The FBI agents asked Robeson to sign a nondisclosure agreement and proceeded to coach and threaten him to shape his story and ensure that he would never testify before a jury. Their coercion of Robeson undermines the Justice Department’s claim, in court records, that Robeson was a “double agent” whose actions weren’t under the government’s control. The agents also made it clear that they had leverage: They knew Robeson had committed crimes while working for the FBI.
“We know we have power, right?” an FBI agent told Robeson during this meeting. “We know we have leverage. We’re not going to bullshit you.”
Robeson’s role as an informant in the Whitmer kidnapping plot was supposed to be a tightly held secret. FBI agents had written the charging documents to conceal his identity.

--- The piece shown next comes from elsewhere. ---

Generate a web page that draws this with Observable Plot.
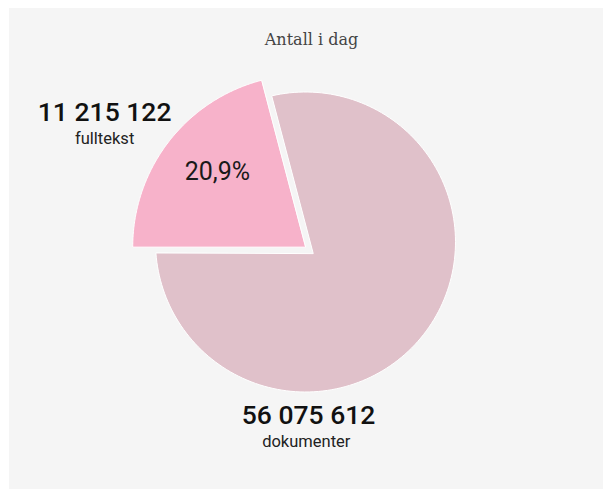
<!DOCTYPE html>
<html>
<head>
<meta charset="utf-8">
<script src="https://cdn.jsdelivr.net/npm/d3@7"></script>
<script src="https://cdn.jsdelivr.net/npm/@observablehq/plot@0.6"></script>
<style>
  html, body { margin: 0; padding: 0; background: #fff; }
  #wrap { position: relative; width: 603px; height: 489px; overflow: hidden; background: #fff; }
  #panel { position: absolute; left: 9px; top: 8px; right: 0; bottom: 0; background: #f5f5f5; }
  #title { position: absolute; left: 20px; right: 0; top: 30px; line-height: 20px; text-align: center;
           font-family: "DejaVu Serif", serif; font-size: 16px; color: #444; }
  #chart { position: absolute; left: 0; top: 0; }
  #chart svg { font-family: Roboto, sans-serif; }
</style>
</head>
<body>
<div id="wrap">
  <div id="panel"></div>
  <div id="title">Antall i dag</div>
  <div id="chart"></div>
</div>
<script>
// ---- data ----
const categories = ["fulltekst", "dokumenter"];
const shares = [20.9, 79.1];
const countLabels = ["11 215 122", "56 075 612"];
const shareLabels = ["20,9%", ""];

// ---- layout (styles / geometry, not data) ----
const sliceColors = ["#f7b2ca", "#e0c1ca"];
const R = 150, O = [305, 241.5];           // pixel radius and disk centre of main pie
const C = [0.051, 0.075];                  // pie apex relative to disk centre (radius units)
const geom = [
  { explode: 10 / 150, r: 1.15, diskAtApex: true },
  { explode: 0, r: 1.0, disk: [0, 0] }
];

const arcs = d3.pie().sort(null).startAngle(-Math.PI / 2).endAngle(3 * Math.PI / 2)(shares);

const points = [];
const labelRows = [];
arcs.forEach((p, i) => {
  const g = geom[i];
  const mid = (p.startAngle + p.endAngle) / 2;
  const A = [C[0] + g.explode * Math.sin(mid), C[1] - g.explode * Math.cos(mid)];
  const D = g.diskAtApex ? A : g.disk;
  const hit = a => {
    const d = [Math.sin(a), -Math.cos(a)];
    const w = [A[0] - D[0], A[1] - D[1]];
    const b = d[0] * w[0] + d[1] * w[1];
    const c = w[0] * w[0] + w[1] * w[1] - g.r * g.r;
    const t = -b + Math.sqrt(b * b - c);
    return [A[0] + t * d[0], A[1] + t * d[1]];
  };
  const ang = P => Math.atan2(P[0] - D[0], -(P[1] - D[1]));
  let f0 = ang(hit(p.startAngle)), f1 = ang(hit(p.endAngle));
  while (f1 <= f0) f1 += 2 * Math.PI;
  points.push({ slice: categories[i], x: A[0], y: A[1] });
  const n = 160;
  for (let k = 0; k <= n; k++) {
    const f = f0 + (f1 - f0) * k / n;
    points.push({ slice: categories[i], x: D[0] + g.r * Math.sin(f), y: D[1] - g.r * Math.cos(f) });
  }
  // label anchors
  if (i === 0) {
    const a = mid - 0.066, dist = 1.61;
    labelRows.push({ kind: "count", text: countLabels[i], x: A[0] + dist * Math.sin(a), y: A[1] - dist * Math.cos(a) });
    labelRows.push({ kind: "cat", text: categories[i], x: A[0] + dist * Math.sin(a), y: A[1] - dist * Math.cos(a) });
    const pd = 0.77;
    labelRows.push({ kind: "share", text: shareLabels[i], x: A[0] + pd * Math.sin(mid + 0.05), y: A[1] - pd * Math.cos(mid + 0.05) });
  } else {
    const a = Math.PI, dist = 1.16;
    labelRows.push({ kind: "count", text: countLabels[i], x: D[0] + 0.02 + dist * Math.sin(a), y: D[1] - dist * Math.cos(a) });
    labelRows.push({ kind: "cat", text: categories[i], x: D[0] + 0.005 + dist * Math.sin(a), y: D[1] - dist * Math.cos(a) });
  }
});

const chart = Plot.plot({
  width: 603,
  height: 489,
  margin: 0,
  x: { domain: [-1, 1], range: [O[0] - R, O[0] + R], axis: null },
  y: { domain: [-1, 1], range: [O[1] - R, O[1] + R], axis: null },
  color: { domain: categories, range: sliceColors },
  style: { background: "transparent", overflow: "visible" },
  marks: [
    Plot.line(points, { x: "x", y: "y", z: "slice", fill: "slice", stroke: "#ffffff", strokeWidth: 1, curve: "linear-closed" }),
    Plot.text(labelRows.filter(d => d.kind === "count"), { x: "x", y: "y", text: "text", fontSize: 26.5, fontWeight: 500, fill: "#111" }),
    Plot.text(labelRows.filter(d => d.kind === "cat"), { x: "x", y: "y", text: "text", fontSize: 16.5, dy: 26, fill: "#222" }),
    Plot.text(labelRows.filter(d => d.kind === "share"), { x: "x", y: "y", text: "text", fontSize: 25, fill: "#1a1a1a" })
  ]
});
document.getElementById("chart").appendChild(chart);
</script>
</body>
</html>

But the FBI’s paperwork was sloppy. Supporters of the 14 defendants began to piece together clues from details like the FBI’s descriptions of passengers in a car that had been driven near Whitmer’s vacation home in Antrim County, Michigan. The clues appeared to point to Robeson as a snitch — or, in the FBI’s terminology, a confidential human source. After the October 2020 arrests, a panicked Robeson started calling targets of the FBI investigation and denying that he was an informant.
“So when you call, your intentions are to keep some of the heat off of you, right?” an FBI agent asked Robeson during the December 2020 meeting. “To point people in the other direction?”
“Anywhere but me,” Robeson answered. “Not at anyone specific, just away from me.”
Robeson was talking to Henrik “Hank” Impola and Jayson Chambers, two of the lead FBI agents in the Michigan case. Chambers, who previously played in a rock band that “bases all of its music on the fact that Christians are in a spiritual war,” was the registered owner of a private intelligence company whose purported CEO ran a Twitter account known for right-wing trolling and that appeared to tweet about the Michigan case before it was announced.
The two agents started up a good-cop, bad-cop routine with Robeson. Chambers assured him they had done all they could to conceal his role as an informant. Impola, meanwhile, said they needed to come up with a plausible cover story.